The election result follows a recent Rabobank survey that revealed
just 1 percent of Dutch citizens believe the country is clearly
heading in the right direction, while 86 percent of respondents are
pessimistic about the country’s trajectory.

The rise of the BBB over the past two years has been in response to
the government’s plans to appease EU nitrogen emissions targets by
imposing radical agricultural reforms. It introduced plans last year
to reduce livestock numbers by a third, while farmers have also been
told their land could be subject to compulsory buyouts.

The policy resulted in agricultural workers staging several
demonstrations against the government, blocking motorways and
supermarket distribution centers in mass protests last year.

At a recent demonstration in The Hague ahead of the elections, over
10,000 Dutch farmers came to hear campaigners speaking out against the
government plans.

“We are fighting against a corrupt and unjust government,” Eva
Vlaardingerbroek, a prominent campaigner in defense of the farmers,
told attendees. She spoke of a government that “drives our farmers
from their land” and that has “turned on its own population.”

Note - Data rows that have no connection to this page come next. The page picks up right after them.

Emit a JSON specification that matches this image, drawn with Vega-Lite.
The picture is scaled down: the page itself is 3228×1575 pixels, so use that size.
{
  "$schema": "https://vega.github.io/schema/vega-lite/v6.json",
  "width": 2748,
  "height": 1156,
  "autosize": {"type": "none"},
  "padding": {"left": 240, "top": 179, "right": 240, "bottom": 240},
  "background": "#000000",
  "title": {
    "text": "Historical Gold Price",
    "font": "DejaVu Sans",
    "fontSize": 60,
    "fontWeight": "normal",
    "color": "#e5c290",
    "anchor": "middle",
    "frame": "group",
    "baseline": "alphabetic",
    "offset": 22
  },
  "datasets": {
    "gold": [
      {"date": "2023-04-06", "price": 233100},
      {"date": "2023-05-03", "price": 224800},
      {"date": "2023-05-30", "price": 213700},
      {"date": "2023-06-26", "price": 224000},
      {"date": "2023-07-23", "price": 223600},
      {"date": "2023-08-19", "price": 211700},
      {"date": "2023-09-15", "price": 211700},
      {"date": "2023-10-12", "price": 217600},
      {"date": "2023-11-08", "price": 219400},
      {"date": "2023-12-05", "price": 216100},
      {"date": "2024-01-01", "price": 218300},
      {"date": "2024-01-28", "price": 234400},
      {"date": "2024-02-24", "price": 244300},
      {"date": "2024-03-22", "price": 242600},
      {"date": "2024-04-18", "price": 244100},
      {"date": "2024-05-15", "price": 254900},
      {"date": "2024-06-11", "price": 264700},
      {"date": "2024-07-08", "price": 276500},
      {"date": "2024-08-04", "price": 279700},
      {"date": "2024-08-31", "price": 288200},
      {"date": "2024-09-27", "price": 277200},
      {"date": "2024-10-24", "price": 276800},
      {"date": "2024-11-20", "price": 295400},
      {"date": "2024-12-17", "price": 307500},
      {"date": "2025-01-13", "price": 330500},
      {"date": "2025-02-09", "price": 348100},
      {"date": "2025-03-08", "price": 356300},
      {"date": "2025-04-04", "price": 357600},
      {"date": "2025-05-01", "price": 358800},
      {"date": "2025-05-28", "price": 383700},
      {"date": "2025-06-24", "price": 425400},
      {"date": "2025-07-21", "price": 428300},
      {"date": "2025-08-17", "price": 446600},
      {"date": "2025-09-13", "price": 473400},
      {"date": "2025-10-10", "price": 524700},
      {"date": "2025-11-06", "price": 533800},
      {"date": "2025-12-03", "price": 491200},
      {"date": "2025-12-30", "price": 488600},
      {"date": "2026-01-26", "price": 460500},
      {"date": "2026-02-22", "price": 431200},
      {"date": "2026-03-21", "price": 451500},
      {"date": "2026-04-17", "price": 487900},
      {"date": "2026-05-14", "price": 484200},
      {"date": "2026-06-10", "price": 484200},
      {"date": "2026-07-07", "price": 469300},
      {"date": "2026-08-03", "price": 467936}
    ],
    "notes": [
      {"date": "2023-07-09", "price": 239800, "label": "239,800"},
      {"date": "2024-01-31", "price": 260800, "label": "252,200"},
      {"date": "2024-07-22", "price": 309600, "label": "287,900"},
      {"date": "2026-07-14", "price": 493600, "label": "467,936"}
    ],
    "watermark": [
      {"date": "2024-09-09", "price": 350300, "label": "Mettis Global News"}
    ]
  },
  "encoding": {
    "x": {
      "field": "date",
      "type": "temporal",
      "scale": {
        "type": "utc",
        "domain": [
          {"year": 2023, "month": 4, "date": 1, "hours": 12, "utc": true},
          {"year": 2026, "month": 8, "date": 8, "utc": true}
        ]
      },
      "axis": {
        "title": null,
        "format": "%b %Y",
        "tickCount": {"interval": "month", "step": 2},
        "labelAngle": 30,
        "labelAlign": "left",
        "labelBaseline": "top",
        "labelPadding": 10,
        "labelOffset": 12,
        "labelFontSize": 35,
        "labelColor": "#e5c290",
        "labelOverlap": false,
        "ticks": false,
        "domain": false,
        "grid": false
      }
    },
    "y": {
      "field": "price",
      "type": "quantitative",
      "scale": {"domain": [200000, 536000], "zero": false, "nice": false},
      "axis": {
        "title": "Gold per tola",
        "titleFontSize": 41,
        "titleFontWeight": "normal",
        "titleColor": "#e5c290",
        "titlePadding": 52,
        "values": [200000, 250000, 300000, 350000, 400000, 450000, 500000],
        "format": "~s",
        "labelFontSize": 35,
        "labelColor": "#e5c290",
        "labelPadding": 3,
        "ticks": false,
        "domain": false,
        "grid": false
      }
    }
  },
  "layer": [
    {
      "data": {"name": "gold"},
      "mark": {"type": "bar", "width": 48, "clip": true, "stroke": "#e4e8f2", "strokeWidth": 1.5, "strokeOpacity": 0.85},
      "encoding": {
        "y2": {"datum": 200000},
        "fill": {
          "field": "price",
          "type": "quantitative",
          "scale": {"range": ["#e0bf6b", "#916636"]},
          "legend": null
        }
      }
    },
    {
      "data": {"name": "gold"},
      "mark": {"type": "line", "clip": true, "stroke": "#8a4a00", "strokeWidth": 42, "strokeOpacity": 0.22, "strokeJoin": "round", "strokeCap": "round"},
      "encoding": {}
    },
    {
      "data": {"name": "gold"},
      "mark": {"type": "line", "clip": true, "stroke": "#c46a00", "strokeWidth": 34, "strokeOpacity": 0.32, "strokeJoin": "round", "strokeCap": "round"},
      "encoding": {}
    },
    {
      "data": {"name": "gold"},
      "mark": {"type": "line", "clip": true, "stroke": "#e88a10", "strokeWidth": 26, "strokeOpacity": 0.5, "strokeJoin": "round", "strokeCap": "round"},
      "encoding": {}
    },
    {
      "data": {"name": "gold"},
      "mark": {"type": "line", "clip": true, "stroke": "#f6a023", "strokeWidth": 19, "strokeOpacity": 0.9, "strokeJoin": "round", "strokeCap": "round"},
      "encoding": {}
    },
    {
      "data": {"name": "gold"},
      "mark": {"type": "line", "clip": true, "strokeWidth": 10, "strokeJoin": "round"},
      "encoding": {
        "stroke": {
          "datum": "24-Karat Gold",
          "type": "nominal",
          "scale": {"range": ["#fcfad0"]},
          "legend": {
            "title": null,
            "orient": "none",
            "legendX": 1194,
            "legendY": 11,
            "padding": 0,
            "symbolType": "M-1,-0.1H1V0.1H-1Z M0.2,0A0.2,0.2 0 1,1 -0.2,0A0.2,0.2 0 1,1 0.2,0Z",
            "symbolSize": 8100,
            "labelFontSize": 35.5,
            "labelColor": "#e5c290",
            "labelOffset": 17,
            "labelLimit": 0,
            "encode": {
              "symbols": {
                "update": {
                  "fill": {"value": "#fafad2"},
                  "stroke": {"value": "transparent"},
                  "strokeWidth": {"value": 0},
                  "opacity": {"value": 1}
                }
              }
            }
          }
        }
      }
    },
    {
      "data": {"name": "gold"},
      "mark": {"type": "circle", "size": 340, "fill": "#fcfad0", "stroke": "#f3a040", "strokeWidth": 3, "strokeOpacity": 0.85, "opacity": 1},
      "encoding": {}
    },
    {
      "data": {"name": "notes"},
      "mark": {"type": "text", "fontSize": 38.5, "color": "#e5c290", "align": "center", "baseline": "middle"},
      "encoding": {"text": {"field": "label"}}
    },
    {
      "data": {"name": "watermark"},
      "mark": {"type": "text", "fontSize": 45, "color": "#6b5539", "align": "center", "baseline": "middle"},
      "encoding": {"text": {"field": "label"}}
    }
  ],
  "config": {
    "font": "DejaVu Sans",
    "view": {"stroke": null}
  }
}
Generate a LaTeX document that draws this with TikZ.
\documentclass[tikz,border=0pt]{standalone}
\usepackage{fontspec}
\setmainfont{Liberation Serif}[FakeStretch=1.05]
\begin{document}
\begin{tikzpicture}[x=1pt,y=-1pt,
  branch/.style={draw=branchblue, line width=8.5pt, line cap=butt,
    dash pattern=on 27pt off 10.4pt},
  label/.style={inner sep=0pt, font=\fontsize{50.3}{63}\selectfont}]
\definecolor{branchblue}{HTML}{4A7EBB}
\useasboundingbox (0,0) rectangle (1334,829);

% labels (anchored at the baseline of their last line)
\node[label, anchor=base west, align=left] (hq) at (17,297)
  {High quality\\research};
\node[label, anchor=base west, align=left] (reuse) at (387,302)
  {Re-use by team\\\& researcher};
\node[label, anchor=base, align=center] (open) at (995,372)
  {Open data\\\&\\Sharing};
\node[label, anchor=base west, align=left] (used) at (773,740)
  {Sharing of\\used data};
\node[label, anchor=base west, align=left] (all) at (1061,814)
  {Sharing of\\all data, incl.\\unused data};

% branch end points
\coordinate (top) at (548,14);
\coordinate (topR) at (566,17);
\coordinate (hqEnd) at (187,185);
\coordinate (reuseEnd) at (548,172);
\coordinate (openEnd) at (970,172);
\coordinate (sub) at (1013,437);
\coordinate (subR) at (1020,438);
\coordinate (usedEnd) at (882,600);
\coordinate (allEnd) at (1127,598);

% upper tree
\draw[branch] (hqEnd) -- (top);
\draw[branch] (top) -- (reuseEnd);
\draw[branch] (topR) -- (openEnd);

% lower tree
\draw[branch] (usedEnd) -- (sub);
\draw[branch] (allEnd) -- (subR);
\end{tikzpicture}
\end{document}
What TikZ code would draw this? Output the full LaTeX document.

The planned reductions affecting Dutch agriculture have been described
by industry leaders as “so severe that rural communities will be
totally devastated economically.” Those were the words of Sander van
Diepen, a spokesperson for the Dutch agricultural and horticultural
association, LTO Nederland, speaking in June last year.

Wednesday’s electoral victory does not guarantee success against the
government’s plans, but with support from JA21 and Geert Wilders’ PVV
party, the farmers’ movement will be able to establish a solid block
of opposition to government policy and seek to frustrate the process.